Starting Monday, July 6, people will be required to wear a face mask inside public spaces in Edina.
That's according to an executive order Edina Mayor Jim Hovland signed on July 1, a news release says. The Edina City Council held a meeting June 29 to discuss a masking policy, during which council members agreed requiring a mask is a reasonable step to protect public health during the coronavirus pandemic.
Under the city's policy, people in Edina must cover their nose and mouth with a mask or cloth face covering at retail establishments and city-owned public facilities. However, masks don't need to be worn inside city recreation facilities, such as Braemar Arena and Edinborough Park, when social distancing can be maintained.
People who are eating or drinking, who are under the age of 5, who have medical conditions that make it hard to breathe, who are deaf/hard of hearing or work with those who are, and who can't remove a mask without help are exempt from the mask requirement.
The mayor's emergency order is enacted for three days. The City Council will hold a special meeting on July 8 to consider extending the policy.
A mask helps the spread of COVID-19
Health experts say masks play a role in protecting others from the wearer's germs, which could help slow the spread of COVID-19 at a time when cases are on the rise again in the U.S.
Since the virus spreads by respiratory droplets that travel when we talk, cough, sneeze, breathe, etc., face masks – even the homemade ones – can help contain some of those droplets, limiting the potential spread of the virus to others, especially from those who may not know they have the coronavirus.

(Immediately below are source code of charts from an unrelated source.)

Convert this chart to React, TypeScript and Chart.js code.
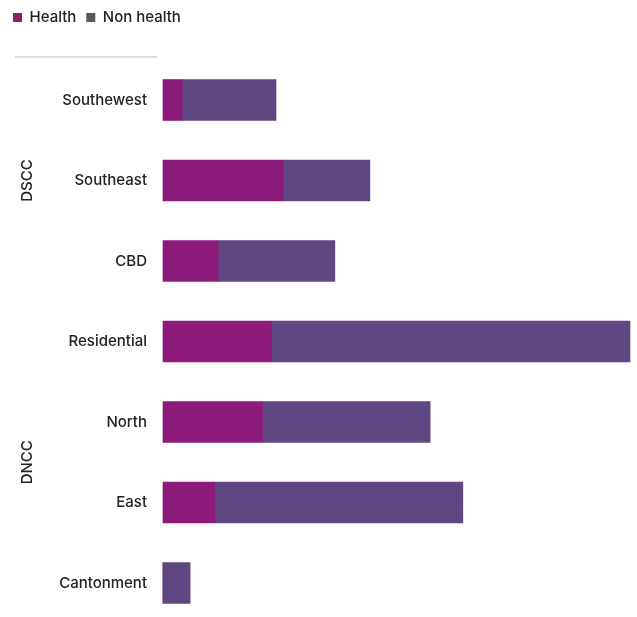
import React, { useEffect, useRef } from "react";
import { Chart, registerables } from "chart.js";

Chart.register(...registerables);

const categories = ["Southewest", "Southeast", "CBD", "Residential", "North", "East", "Cantonment"];
const healthValues = [4.1, 25.7, 11.8, 23.3, 21.3, 11.1, 0];
const nonHealthValues = [20.1, 18.6, 25.0, 76.7, 35.9, 53.1, 5.8];
const groupNames = ["DSCC", "DNCC"];
const groupStart = [0, 3];
const groupEnd = [2, 6];

const HEALTH_COLOR = "#8c1b7c";
const NON_HEALTH_COLOR = "#5f4782";
const LEGEND_COLORS = ["#8e1f6e", "#595959"];
const FONT = "Inter, 'Noto Sans', sans-serif";
const TEXT_COLOR = "#222222";

const groupPlugin = {
  id: "groupLabels",
  afterDraw(chart: any) {
    const ctx = chart.ctx;
    const y = chart.scales.y;
    ctx.save();
    ctx.strokeStyle = "#dcdcdc";
    ctx.lineWidth = 2;
    ctx.beginPath();
    ctx.moveTo(15, 57);
    ctx.lineTo(157, 57);
    ctx.stroke();
    ctx.fillStyle = TEXT_COLOR;
    ctx.font = `500 15px ${FONT}`;
    ctx.textAlign = "center";
    ctx.textBaseline = "middle";
    groupNames.forEach((name, i) => {
      const c = (y.getPixelForValue(groupStart[i]) + y.getPixelForValue(groupEnd[i])) / 2;
      ctx.save();
      ctx.translate(27, c);
      ctx.rotate(-Math.PI / 2);
      ctx.fillText(name, 0, 0);
      ctx.restore();
    });
    ctx.restore();
  },
};

export default function App() {
  const ref = useRef<HTMLCanvasElement | null>(null);
  useEffect(() => {
    if (!ref.current) return;
    const chart = new Chart(ref.current, {
      type: "bar",
      data: {
        labels: categories,
        datasets: [
          { label: "Health", data: healthValues, backgroundColor: HEALTH_COLOR, barThickness: 41, clip: false } as any,
          { label: "Non health", data: nonHealthValues, backgroundColor: NON_HEALTH_COLOR, barThickness: 41, clip: false } as any,
        ],
      },
      options: {
        indexAxis: "y",
        animation: false,
        responsive: true,
        maintainAspectRatio: false,
        layout: { padding: { top: 0, left: 3, right: 7, bottom: 34 } },
        plugins: {
          tooltip: { enabled: false },
          legend: {
            position: "top",
            align: "start",
            labels: {
              boxWidth: 9,
              boxHeight: 9,
              padding: 10,
              color: TEXT_COLOR,
              font: { family: FONT, size: 15, weight: 500 },
              generateLabels: (chart: any) =>
                chart.data.datasets.map((ds: any, i: number) => ({
                  text: ds.label,
                  fillStyle: LEGEND_COLORS[i],
                  strokeStyle: LEGEND_COLORS[i],
                  lineWidth: 0,
                  hidden: false,
                  datasetIndex: i,
                  fontColor: TEXT_COLOR,
                })),
            },
          },
        },
        scales: {
          x: {
            stacked: true,
            position: "top",
            min: 0,
            max: 100,
            grid: { display: false },
            border: { display: false },
            ticks: { display: false },
            afterFit: (s: any) => {
              s.height = 65;
            },
          },
          y: {
            stacked: true,
            offset: false,
            grid: { display: false, drawTicks: false },
            border: { display: false },
            ticks: {
              color: TEXT_COLOR,
              padding: 16,
              font: { family: FONT, size: 15, weight: 500 },
            },
            afterFit: (s: any) => {
              s.width = 160;
            },
          },
        },
      },
      plugins: [groupPlugin],
    });
    return () => chart.destroy();
  }, []);
  return (
    <div style={{ position: "fixed", top: 0, left: 0, width: 637, height: 617, background: "#fff" }}>
      <canvas ref={ref} />
    </div>
  );
}
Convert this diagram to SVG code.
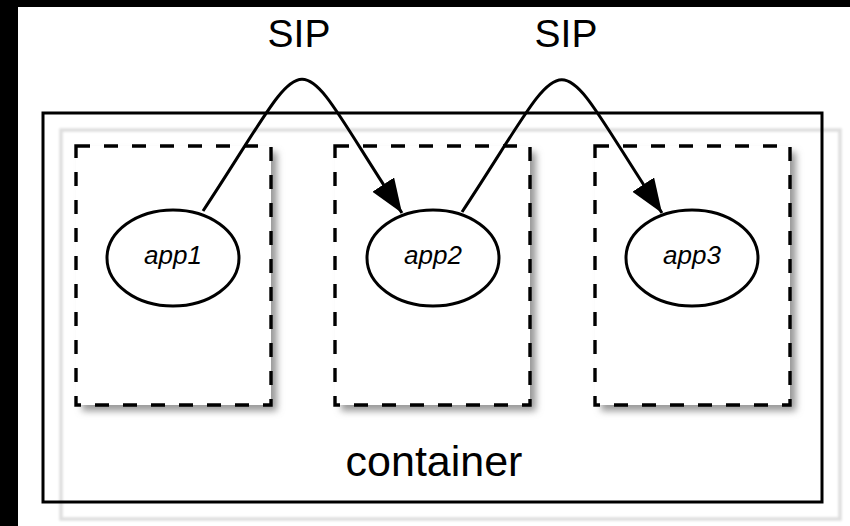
<svg xmlns="http://www.w3.org/2000/svg" width="850" height="526" viewBox="0 0 850 526">
  <style>
    .sip { font-family: "Liberation Sans", Arial, sans-serif; font-size: 39px; fill: #000; text-anchor: middle; }
    .label { font-family: "Liberation Sans", Arial, sans-serif; font-size: 43px; fill: #000; text-anchor: middle; }
    .app { font-family: "Liberation Sans", Arial, sans-serif; font-size: 26px; font-style: italic; fill: #000; text-anchor: middle; }
    .box { fill: #fff; stroke: #000; stroke-width: 3.4; stroke-dasharray: 14 14; }
    .shadow { fill: #999; filter: url(#soft); }
    .app-shape { fill: #fff; stroke: #000; stroke-width: 3; }
    .link { fill: none; stroke: #000; stroke-width: 3; }
  </style>
  <defs>
    <filter id="soft" x="-20%" y="-20%" width="140%" height="140%">
      <feGaussianBlur stdDeviation="3.5"/>
    </filter>
    <filter id="haze" x="-5%" y="-5%" width="110%" height="110%">
      <feGaussianBlur stdDeviation="0.8"/>
    </filter>
    <marker id="arrow" markerUnits="userSpaceOnUse" markerWidth="36" markerHeight="28" refX="34" refY="13" orient="auto">
      <path d="M0,0 L34,13 L0,26 Z" fill="#000"/>
    </marker>
  </defs>

  <!-- page -->
  <rect x="0" y="0" width="850" height="526" fill="#000"/>
  <rect x="18" y="7" width="832" height="519" fill="#fff"/>

  <!-- container -->
  <g id="container">
    <rect x="61" y="130" width="779" height="389" fill="none" stroke="#dedede" stroke-width="3.5" filter="url(#haze)"/>
    <rect x="43" y="113" width="779" height="389" fill="none" stroke="#000" stroke-width="3"/>
    <text class="label" x="434" y="476">container</text>
  </g>

  <!-- app boxes -->
  <g id="box1">
    <rect class="shadow" x="82" y="152" width="195" height="259"/>
    <rect class="box" x="76" y="146" width="195" height="259"/>
  </g>
  <g id="box2">
    <rect class="shadow" x="341" y="152" width="195" height="259"/>
    <rect class="box" x="335" y="146" width="195" height="259"/>
  </g>
  <g id="box3">
    <rect class="shadow" x="601" y="152" width="195" height="259"/>
    <rect class="box" x="595" y="146" width="195" height="259"/>
  </g>

  <!-- applications -->
  <g id="app1">
    <ellipse class="app-shape" cx="173" cy="258" rx="66" ry="48"/>
    <text class="app" x="173" y="264">app1</text>
  </g>
  <g id="app2">
    <ellipse class="app-shape" cx="433" cy="258" rx="66" ry="48"/>
    <text class="app" x="433" y="264">app2</text>
  </g>
  <g id="app3">
    <ellipse class="app-shape" cx="692" cy="258" rx="66" ry="48"/>
    <text class="app" x="692" y="264">app3</text>
  </g>

  <!-- SIP messages -->
  <g id="connectors">
    <path class="link" d="M203,211 C320,34 285,36 402,213" marker-end="url(#arrow)"/>
    <path class="link" d="M462,212 C579,35 545,36 662,213" marker-end="url(#arrow)"/>
    <text class="sip" x="299" y="47">SIP</text>
    <text class="sip" x="566" y="47">SIP</text>
  </g>
</svg>
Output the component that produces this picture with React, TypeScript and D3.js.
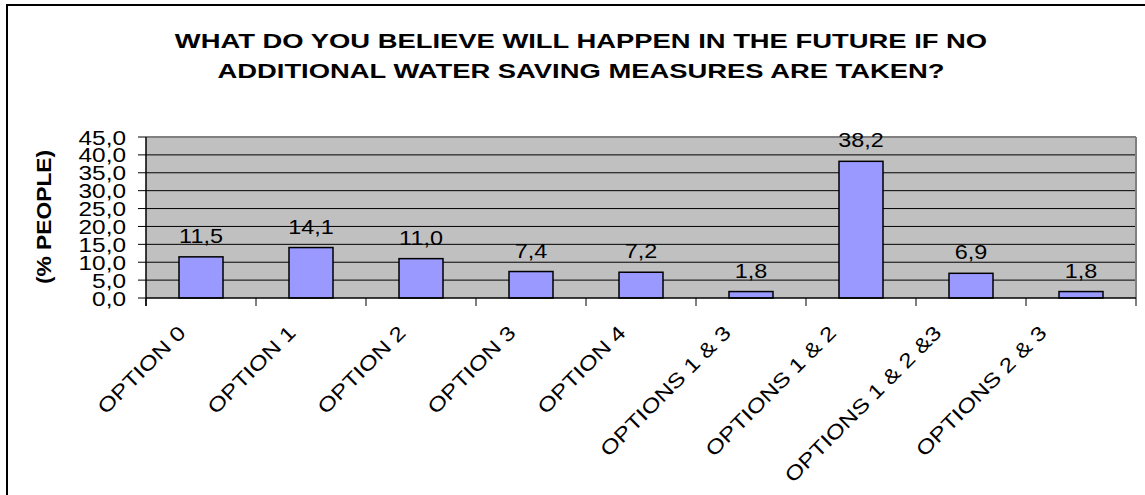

Here's how to wear one correctly.
The Minnesota Department of Health (MDH) and the Centers for Disease Control and Prevention (CDC) recommend people wear cloth face coverings in public, especially in places where it can be difficult to maintain a distance of six feet between you and others.
This guidance has prompted other cities like Minneapolis and St. Paul to issue orders requiring people to wear face masks when inside public spaces. And some businesses, such as Menards and Costco, have required shoppers and employees to wear masks, while places like the Minneapolis-St. Paul International Airport are strongly encouraging people to don a mask when in public spaces.
Last week, the Minnesota Medical Association urged state leaders to make face masks mandatory statewide in an effort to limit the spread of COVID-19. Thirteen states already have mandatory mask policies.